Prime Minister Shahbaz Sharif, who is visiting flood-affected areas and relief camps daily, tweeted Sunday that as Pakistan is battling its worst climate-change-induced calamity and that children were among those most adversely affected.

“With over 400 (children) dead they make up one third of overall death toll. Now they are at even greater risk of water borne diseases, UNICEF and other global agencies should help,” Shahbaz said.

The authority said relief and rescue operations continued Sunday with troops and volunteers using helicopters and boats to get people stranded out of flooded areas to relief camps where they were being provided shelter, food and health care.

Scores of relief camps have been set up in government buildings servicing tens of thousands of people while thousands more have taken shelter on roadsides on higher ground.

This aerial photograph taken on September 3, 2022, shows the Pakistani army as they arrive to help flood-affected people at a makeshift camp after heavy monsoon rains at Sohbatpur in the Jaffarabad district of the Balochistan province. Monsoon rains have submerged a third of Pakistan, claiming at least 1,300 lives since June and unleashing powerful floods that have washed away swathes of vital crops and damaged or destroyed more than a million homes.

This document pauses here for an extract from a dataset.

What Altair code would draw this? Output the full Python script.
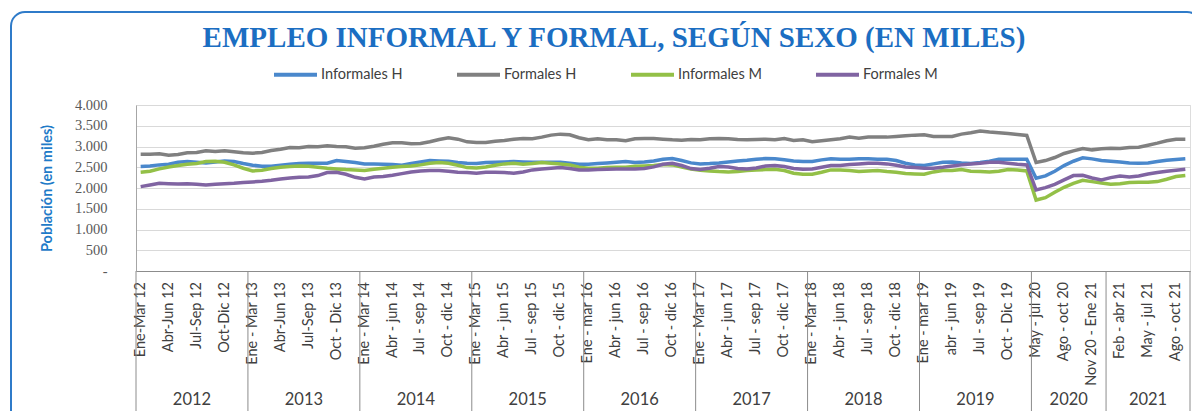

Fida Hussain/AFP via Getty Images

Hira Ikram, a physician at a camp established by Britain’s Islamic Mission in Sukkur charity said medical professionals are seeing scabies, gastrointestinal infections and fever as more common occurrences at the camp.

Alkidmat Foundation, a welfare organization, said its volunteers were using boats to deliver ready-to-eat meals and other help for residents as well as animal feed on a small island in the Indus. The group was also distributing food and items needed by those left homeless and living by the roadside.

In the country’s northwest, in Khyber Pakhtunkhwa, the provincial disaster management authority warned of more rains, possible flash floods and land slides in the coming week in Malakand and Hazara districts. Taimur Khan, spokesman for the authority, urged residents Sunday not to go to any of the areas already flooded in recent weeks.

According to initial government estimates, the devastation has caused $10 billion in damage but Planning Minister Ahsan Iqbal said Saturday “the scale of devastation is massive and requires an immense humanitarian response for 33 million people.”

The renewed request for international aid came as Pakistan has received 35 planeloads of relief goods from Turkey, China, the United Arab Emirates, France, Uzbekistan and other countries. More planes are expected in the coming days. The latest cargo flight landed Sunday evening at Lahore airport, with tons of relief goods from the UAE.

Two members of Congress, Sheila Jackson and Tom Suzy, were expected to arrive in Pakistan on Sunday to visit the flood-affected areas and meet officials.

Associated Press reporters Mohammad Farooq in Sukkur, Pakistan; Asim Tanveer in Multan, Pakistan, and Riaz Khan in Peshawar, Pakistan, contributed to this report.